> **ENTRIES**:
----------------------------------------
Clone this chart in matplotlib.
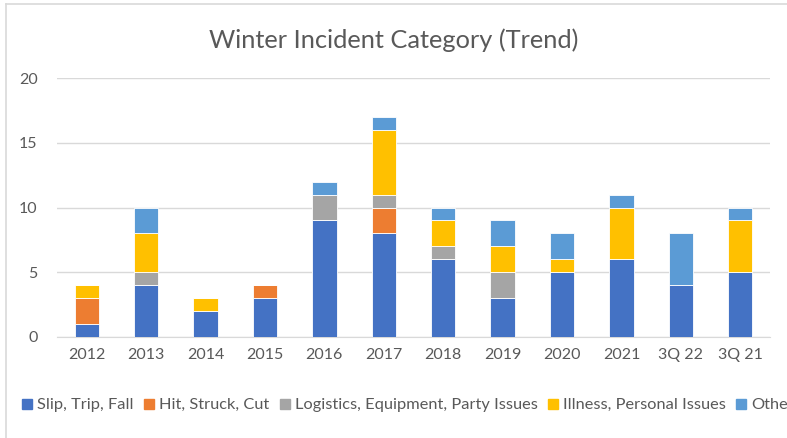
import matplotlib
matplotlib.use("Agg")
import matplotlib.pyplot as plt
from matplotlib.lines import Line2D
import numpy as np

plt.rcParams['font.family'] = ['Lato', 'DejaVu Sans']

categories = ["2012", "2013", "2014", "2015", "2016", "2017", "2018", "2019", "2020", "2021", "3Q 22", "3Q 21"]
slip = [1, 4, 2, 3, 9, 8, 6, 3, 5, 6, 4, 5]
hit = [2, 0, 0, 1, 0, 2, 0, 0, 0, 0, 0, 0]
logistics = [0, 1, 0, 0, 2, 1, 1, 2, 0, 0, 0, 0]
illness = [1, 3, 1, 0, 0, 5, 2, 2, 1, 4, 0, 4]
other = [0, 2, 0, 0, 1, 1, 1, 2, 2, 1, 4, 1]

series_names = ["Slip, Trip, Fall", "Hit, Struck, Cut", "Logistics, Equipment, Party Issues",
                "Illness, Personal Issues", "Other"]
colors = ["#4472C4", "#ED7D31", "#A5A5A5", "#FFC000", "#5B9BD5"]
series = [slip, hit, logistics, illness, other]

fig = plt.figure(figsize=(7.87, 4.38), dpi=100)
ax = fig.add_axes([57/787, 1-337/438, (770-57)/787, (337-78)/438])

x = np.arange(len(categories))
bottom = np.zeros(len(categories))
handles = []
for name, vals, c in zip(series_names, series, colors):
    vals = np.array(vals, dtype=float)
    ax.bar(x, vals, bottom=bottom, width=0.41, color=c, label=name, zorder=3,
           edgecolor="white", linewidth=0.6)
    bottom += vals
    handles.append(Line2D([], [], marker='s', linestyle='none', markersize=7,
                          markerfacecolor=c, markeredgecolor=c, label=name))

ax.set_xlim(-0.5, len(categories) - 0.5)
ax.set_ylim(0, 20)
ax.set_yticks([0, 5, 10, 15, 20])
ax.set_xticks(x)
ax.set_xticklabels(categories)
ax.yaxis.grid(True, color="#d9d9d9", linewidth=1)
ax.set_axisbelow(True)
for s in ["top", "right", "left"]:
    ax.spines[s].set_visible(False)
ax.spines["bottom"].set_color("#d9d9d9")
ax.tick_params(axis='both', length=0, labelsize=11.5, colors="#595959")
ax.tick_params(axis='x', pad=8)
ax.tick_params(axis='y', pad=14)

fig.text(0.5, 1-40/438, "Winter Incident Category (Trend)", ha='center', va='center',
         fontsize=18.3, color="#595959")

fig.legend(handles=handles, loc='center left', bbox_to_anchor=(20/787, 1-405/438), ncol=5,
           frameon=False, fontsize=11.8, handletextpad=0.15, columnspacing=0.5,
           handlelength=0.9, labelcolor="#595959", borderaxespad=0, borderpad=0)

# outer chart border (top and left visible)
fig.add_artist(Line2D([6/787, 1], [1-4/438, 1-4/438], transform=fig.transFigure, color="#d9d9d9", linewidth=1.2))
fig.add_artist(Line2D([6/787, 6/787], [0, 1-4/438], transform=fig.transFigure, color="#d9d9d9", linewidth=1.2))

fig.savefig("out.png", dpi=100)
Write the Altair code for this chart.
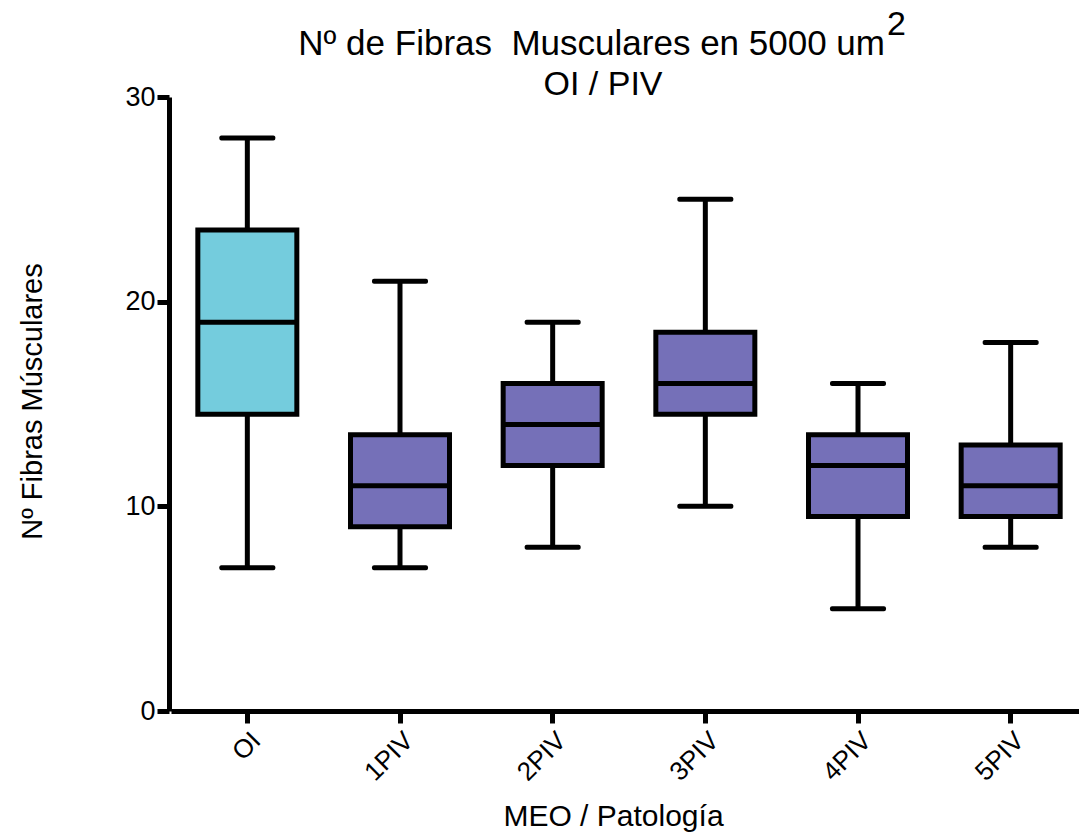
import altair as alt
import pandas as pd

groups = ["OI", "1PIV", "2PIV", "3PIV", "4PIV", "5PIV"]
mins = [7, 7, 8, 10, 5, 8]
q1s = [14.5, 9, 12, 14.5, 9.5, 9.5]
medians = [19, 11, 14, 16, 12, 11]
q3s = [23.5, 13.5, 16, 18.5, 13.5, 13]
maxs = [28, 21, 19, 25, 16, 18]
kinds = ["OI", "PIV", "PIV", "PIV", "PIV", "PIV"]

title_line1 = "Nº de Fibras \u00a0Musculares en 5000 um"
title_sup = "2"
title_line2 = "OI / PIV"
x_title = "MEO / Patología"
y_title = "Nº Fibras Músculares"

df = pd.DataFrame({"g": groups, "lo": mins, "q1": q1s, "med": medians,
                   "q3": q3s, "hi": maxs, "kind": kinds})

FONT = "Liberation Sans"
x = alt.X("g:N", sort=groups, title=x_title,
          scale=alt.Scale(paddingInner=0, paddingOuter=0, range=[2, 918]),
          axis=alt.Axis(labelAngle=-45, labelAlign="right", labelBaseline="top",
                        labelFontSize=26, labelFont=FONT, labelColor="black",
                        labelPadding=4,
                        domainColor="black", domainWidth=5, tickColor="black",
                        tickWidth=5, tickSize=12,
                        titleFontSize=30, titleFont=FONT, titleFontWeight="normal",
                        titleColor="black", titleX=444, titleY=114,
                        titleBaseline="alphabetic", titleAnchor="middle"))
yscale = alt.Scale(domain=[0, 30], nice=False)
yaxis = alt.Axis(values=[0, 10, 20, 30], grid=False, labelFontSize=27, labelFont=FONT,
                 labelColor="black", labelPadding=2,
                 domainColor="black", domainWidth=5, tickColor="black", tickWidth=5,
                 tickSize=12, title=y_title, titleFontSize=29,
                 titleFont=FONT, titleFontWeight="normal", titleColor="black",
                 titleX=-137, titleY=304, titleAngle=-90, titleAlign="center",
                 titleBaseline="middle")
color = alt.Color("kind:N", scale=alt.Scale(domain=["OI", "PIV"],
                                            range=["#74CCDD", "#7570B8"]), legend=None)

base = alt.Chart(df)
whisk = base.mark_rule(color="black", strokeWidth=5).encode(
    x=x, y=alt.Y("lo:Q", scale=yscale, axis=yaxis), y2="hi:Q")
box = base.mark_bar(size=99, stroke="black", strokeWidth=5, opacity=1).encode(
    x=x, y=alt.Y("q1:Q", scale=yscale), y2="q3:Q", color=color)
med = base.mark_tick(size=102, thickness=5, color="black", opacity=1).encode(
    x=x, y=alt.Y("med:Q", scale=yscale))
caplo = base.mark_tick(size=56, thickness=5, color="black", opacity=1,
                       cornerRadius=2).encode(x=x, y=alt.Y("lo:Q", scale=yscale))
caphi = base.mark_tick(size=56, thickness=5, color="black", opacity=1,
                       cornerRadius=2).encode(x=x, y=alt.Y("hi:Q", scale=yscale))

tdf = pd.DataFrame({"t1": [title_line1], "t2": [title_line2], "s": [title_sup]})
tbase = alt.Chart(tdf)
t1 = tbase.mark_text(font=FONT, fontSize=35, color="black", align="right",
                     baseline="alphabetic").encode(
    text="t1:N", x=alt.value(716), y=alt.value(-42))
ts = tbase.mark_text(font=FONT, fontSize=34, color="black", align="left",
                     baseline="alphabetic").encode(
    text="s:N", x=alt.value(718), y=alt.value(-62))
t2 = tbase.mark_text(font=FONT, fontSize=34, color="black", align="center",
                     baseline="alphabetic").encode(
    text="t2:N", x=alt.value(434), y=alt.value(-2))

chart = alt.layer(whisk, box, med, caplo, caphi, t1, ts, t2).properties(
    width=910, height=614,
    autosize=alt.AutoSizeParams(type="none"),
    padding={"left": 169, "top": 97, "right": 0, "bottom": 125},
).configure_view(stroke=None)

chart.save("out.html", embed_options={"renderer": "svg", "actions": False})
----------------------------------------
> **EXERCISE**: Please set down each line of the data above exactly as written, without the pictures.

> **SOLUTION FOR THIS TASK**:
Clone this chart in matplotlib.
import matplotlib
matplotlib.use("Agg")
import matplotlib.pyplot as plt
from matplotlib.lines import Line2D
import numpy as np

plt.rcParams['font.family'] = ['Lato', 'DejaVu Sans']

categories = ["2012", "2013", "2014", "2015", "2016", "2017", "2018", "2019", "2020", "2021", "3Q 22", "3Q 21"]
slip = [1, 4, 2, 3, 9, 8, 6, 3, 5, 6, 4, 5]
hit = [2, 0, 0, 1, 0, 2, 0, 0, 0, 0, 0, 0]
logistics = [0, 1, 0, 0, 2, 1, 1, 2, 0, 0, 0, 0]
illness = [1, 3, 1, 0, 0, 5, 2, 2, 1, 4, 0, 4]
other = [0, 2, 0, 0, 1, 1, 1, 2, 2, 1, 4, 1]

series_names = ["Slip, Trip, Fall", "Hit, Struck, Cut", "Logistics, Equipment, Party Issues",
                "Illness, Personal Issues", "Other"]
colors = ["#4472C4", "#ED7D31", "#A5A5A5", "#FFC000", "#5B9BD5"]
series = [slip, hit, logistics, illness, other]

fig = plt.figure(figsize=(7.87, 4.38), dpi=100)
ax = fig.add_axes([57/787, 1-337/438, (770-57)/787, (337-78)/438])

x = np.arange(len(categories))
bottom = np.zeros(len(categories))
handles = []
for name, vals, c in zip(series_names, series, colors):
    vals = np.array(vals, dtype=float)
    ax.bar(x, vals, bottom=bottom, width=0.41, color=c, label=name, zorder=3,
           edgecolor="white", linewidth=0.6)
    bottom += vals
    handles.append(Line2D([], [], marker='s', linestyle='none', markersize=7,
                          markerfacecolor=c, markeredgecolor=c, label=name))

ax.set_xlim(-0.5, len(categories) - 0.5)
ax.set_ylim(0, 20)
ax.set_yticks([0, 5, 10, 15, 20])
ax.set_xticks(x)
ax.set_xticklabels(categories)
ax.yaxis.grid(True, color="#d9d9d9", linewidth=1)
ax.set_axisbelow(True)
for s in ["top", "right", "left"]:
    ax.spines[s].set_visible(False)
ax.spines["bottom"].set_color("#d9d9d9")
ax.tick_params(axis='both', length=0, labelsize=11.5, colors="#595959")
ax.tick_params(axis='x', pad=8)
ax.tick_params(axis='y', pad=14)

fig.text(0.5, 1-40/438, "Winter Incident Category (Trend)", ha='center', va='center',
         fontsize=18.3, color="#595959")

fig.legend(handles=handles, loc='center left', bbox_to_anchor=(20/787, 1-405/438), ncol=5,
           frameon=False, fontsize=11.8, handletextpad=0.15, columnspacing=0.5,
           handlelength=0.9, labelcolor="#595959", borderaxespad=0, borderpad=0)

# outer chart border (top and left visible)
fig.add_artist(Line2D([6/787, 1], [1-4/438, 1-4/438], transform=fig.transFigure, color="#d9d9d9", linewidth=1.2))
fig.add_artist(Line2D([6/787, 6/787], [0, 1-4/438], transform=fig.transFigure, color="#d9d9d9", linewidth=1.2))

fig.savefig("out.png", dpi=100)
Write the Altair code for this chart.
import altair as alt
import pandas as pd

groups = ["OI", "1PIV", "2PIV", "3PIV", "4PIV", "5PIV"]
mins = [7, 7, 8, 10, 5, 8]
q1s = [14.5, 9, 12, 14.5, 9.5, 9.5]
medians = [19, 11, 14, 16, 12, 11]
q3s = [23.5, 13.5, 16, 18.5, 13.5, 13]
maxs = [28, 21, 19, 25, 16, 18]
kinds = ["OI", "PIV", "PIV", "PIV", "PIV", "PIV"]

title_line1 = "Nº de Fibras \u00a0Musculares en 5000 um"
title_sup = "2"
title_line2 = "OI / PIV"
x_title = "MEO / Patología"
y_title = "Nº Fibras Músculares"

df = pd.DataFrame({"g": groups, "lo": mins, "q1": q1s, "med": medians,
                   "q3": q3s, "hi": maxs, "kind": kinds})

FONT = "Liberation Sans"
x = alt.X("g:N", sort=groups, title=x_title,
          scale=alt.Scale(paddingInner=0, paddingOuter=0, range=[2, 918]),
          axis=alt.Axis(labelAngle=-45, labelAlign="right", labelBaseline="top",
                        labelFontSize=26, labelFont=FONT, labelColor="black",
                        labelPadding=4,
                        domainColor="black", domainWidth=5, tickColor="black",
                        tickWidth=5, tickSize=12,
                        titleFontSize=30, titleFont=FONT, titleFontWeight="normal",
                        titleColor="black", titleX=444, titleY=114,
                        titleBaseline="alphabetic", titleAnchor="middle"))
yscale = alt.Scale(domain=[0, 30], nice=False)
yaxis = alt.Axis(values=[0, 10, 20, 30], grid=False, labelFontSize=27, labelFont=FONT,
                 labelColor="black", labelPadding=2,
                 domainColor="black", domainWidth=5, tickColor="black", tickWidth=5,
                 tickSize=12, title=y_title, titleFontSize=29,
                 titleFont=FONT, titleFontWeight="normal", titleColor="black",
                 titleX=-137, titleY=304, titleAngle=-90, titleAlign="center",
                 titleBaseline="middle")
color = alt.Color("kind:N", scale=alt.Scale(domain=["OI", "PIV"],
                                            range=["#74CCDD", "#7570B8"]), legend=None)

base = alt.Chart(df)
whisk = base.mark_rule(color="black", strokeWidth=5).encode(
    x=x, y=alt.Y("lo:Q", scale=yscale, axis=yaxis), y2="hi:Q")
box = base.mark_bar(size=99, stroke="black", strokeWidth=5, opacity=1).encode(
    x=x, y=alt.Y("q1:Q", scale=yscale), y2="q3:Q", color=color)
med = base.mark_tick(size=102, thickness=5, color="black", opacity=1).encode(
    x=x, y=alt.Y("med:Q", scale=yscale))
caplo = base.mark_tick(size=56, thickness=5, color="black", opacity=1,
                       cornerRadius=2).encode(x=x, y=alt.Y("lo:Q", scale=yscale))
caphi = base.mark_tick(size=56, thickness=5, color="black", opacity=1,
                       cornerRadius=2).encode(x=x, y=alt.Y("hi:Q", scale=yscale))

tdf = pd.DataFrame({"t1": [title_line1], "t2": [title_line2], "s": [title_sup]})
tbase = alt.Chart(tdf)
t1 = tbase.mark_text(font=FONT, fontSize=35, color="black", align="right",
                     baseline="alphabetic").encode(
    text="t1:N", x=alt.value(716), y=alt.value(-42))
ts = tbase.mark_text(font=FONT, fontSize=34, color="black", align="left",
                     baseline="alphabetic").encode(
    text="s:N", x=alt.value(718), y=alt.value(-62))
t2 = tbase.mark_text(font=FONT, fontSize=34, color="black", align="center",
                     baseline="alphabetic").encode(
    text="t2:N", x=alt.value(434), y=alt.value(-2))

chart = alt.layer(whisk, box, med, caplo, caphi, t1, ts, t2).properties(
    width=910, height=614,
    autosize=alt.AutoSizeParams(type="none"),
    padding={"left": 169, "top": 97, "right": 0, "bottom": 125},
).configure_view(stroke=None)

chart.save("out.html", embed_options={"renderer": "svg", "actions": False})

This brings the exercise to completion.